▶ **EXERCISE**:
Return the lines below exactly, from the first line to the line that contains "(0,0) rectangle (1167,462);". Leave out pictures.

▶ **COLLECTED DATA**:
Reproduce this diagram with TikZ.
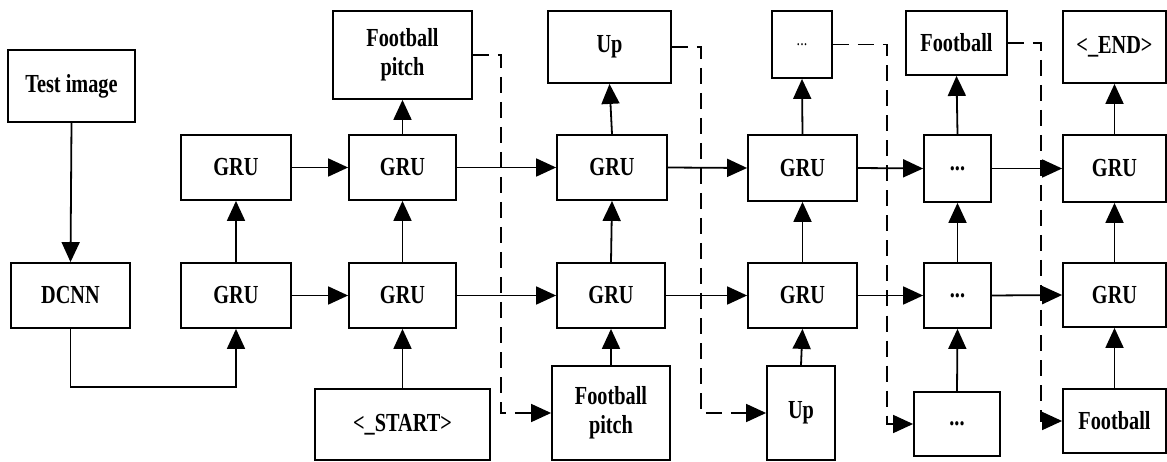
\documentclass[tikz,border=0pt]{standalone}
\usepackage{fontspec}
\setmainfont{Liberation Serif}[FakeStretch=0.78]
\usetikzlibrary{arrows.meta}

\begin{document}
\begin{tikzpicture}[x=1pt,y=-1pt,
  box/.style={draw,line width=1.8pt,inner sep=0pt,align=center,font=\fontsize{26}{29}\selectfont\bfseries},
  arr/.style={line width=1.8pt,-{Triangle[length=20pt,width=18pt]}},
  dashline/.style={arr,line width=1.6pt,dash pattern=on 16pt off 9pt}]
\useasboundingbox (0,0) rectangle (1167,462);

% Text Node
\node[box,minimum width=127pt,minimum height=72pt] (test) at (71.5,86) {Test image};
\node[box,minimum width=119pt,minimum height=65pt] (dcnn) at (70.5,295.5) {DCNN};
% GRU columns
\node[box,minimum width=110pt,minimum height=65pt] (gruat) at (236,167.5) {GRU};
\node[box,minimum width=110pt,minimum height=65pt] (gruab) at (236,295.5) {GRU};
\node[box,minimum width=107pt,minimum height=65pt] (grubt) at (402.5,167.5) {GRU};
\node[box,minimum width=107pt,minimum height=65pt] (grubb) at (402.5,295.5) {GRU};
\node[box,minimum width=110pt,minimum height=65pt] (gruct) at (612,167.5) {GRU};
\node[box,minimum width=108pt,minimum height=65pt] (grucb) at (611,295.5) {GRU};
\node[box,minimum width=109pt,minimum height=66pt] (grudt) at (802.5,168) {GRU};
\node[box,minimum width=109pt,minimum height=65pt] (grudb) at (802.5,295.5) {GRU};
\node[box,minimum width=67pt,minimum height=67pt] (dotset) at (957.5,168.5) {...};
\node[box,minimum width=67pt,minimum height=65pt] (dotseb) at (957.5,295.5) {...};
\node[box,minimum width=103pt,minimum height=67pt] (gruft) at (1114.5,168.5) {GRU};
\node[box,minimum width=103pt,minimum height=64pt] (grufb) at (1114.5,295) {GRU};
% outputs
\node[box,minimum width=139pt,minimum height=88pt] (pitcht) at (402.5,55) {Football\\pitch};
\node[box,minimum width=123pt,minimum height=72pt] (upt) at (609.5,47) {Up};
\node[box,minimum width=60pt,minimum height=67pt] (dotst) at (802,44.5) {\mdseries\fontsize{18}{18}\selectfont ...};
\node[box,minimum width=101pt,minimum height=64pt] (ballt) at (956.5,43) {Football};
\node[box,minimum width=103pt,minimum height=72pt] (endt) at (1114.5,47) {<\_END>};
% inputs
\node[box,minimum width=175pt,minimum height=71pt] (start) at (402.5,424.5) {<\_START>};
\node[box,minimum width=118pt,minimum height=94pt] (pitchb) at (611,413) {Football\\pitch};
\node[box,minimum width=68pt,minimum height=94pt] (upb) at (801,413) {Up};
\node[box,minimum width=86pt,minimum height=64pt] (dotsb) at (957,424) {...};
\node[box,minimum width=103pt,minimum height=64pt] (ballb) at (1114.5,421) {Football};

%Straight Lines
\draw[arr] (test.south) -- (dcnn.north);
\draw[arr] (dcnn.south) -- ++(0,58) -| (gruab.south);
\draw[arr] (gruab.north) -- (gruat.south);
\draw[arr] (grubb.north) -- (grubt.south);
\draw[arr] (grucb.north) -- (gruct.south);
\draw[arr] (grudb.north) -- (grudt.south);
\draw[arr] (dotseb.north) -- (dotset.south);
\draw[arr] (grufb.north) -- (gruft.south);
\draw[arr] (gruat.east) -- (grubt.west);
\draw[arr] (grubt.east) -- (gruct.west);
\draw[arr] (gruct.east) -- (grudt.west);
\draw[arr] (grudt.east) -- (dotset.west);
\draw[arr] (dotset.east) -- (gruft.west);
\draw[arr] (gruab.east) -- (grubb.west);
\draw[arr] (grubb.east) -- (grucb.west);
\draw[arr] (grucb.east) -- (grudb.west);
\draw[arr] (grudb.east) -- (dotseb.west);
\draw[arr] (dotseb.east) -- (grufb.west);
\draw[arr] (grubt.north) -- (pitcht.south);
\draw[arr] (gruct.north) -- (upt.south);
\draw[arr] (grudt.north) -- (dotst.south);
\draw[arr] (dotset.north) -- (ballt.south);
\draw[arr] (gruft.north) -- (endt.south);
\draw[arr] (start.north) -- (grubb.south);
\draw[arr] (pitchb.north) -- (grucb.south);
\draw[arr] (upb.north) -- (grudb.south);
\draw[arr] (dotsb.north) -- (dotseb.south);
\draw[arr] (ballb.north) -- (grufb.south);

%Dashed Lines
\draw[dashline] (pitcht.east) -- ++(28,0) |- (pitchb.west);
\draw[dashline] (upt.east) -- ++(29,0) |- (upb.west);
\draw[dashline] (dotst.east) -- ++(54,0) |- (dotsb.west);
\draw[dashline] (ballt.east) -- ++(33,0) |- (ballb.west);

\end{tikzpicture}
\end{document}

▶ **WORKED ANSWER**:
Reproduce this diagram with TikZ.
\documentclass[tikz,border=0pt]{standalone}
\usepackage{fontspec}
\setmainfont{Liberation Serif}[FakeStretch=0.78]
\usetikzlibrary{arrows.meta}

\begin{document}
\begin{tikzpicture}[x=1pt,y=-1pt,
  box/.style={draw,line width=1.8pt,inner sep=0pt,align=center,font=\fontsize{26}{29}\selectfont\bfseries},
  arr/.style={line width=1.8pt,-{Triangle[length=20pt,width=18pt]}},
  dashline/.style={arr,line width=1.6pt,dash pattern=on 16pt off 9pt}]
\useasboundingbox (0,0) rectangle (1167,462);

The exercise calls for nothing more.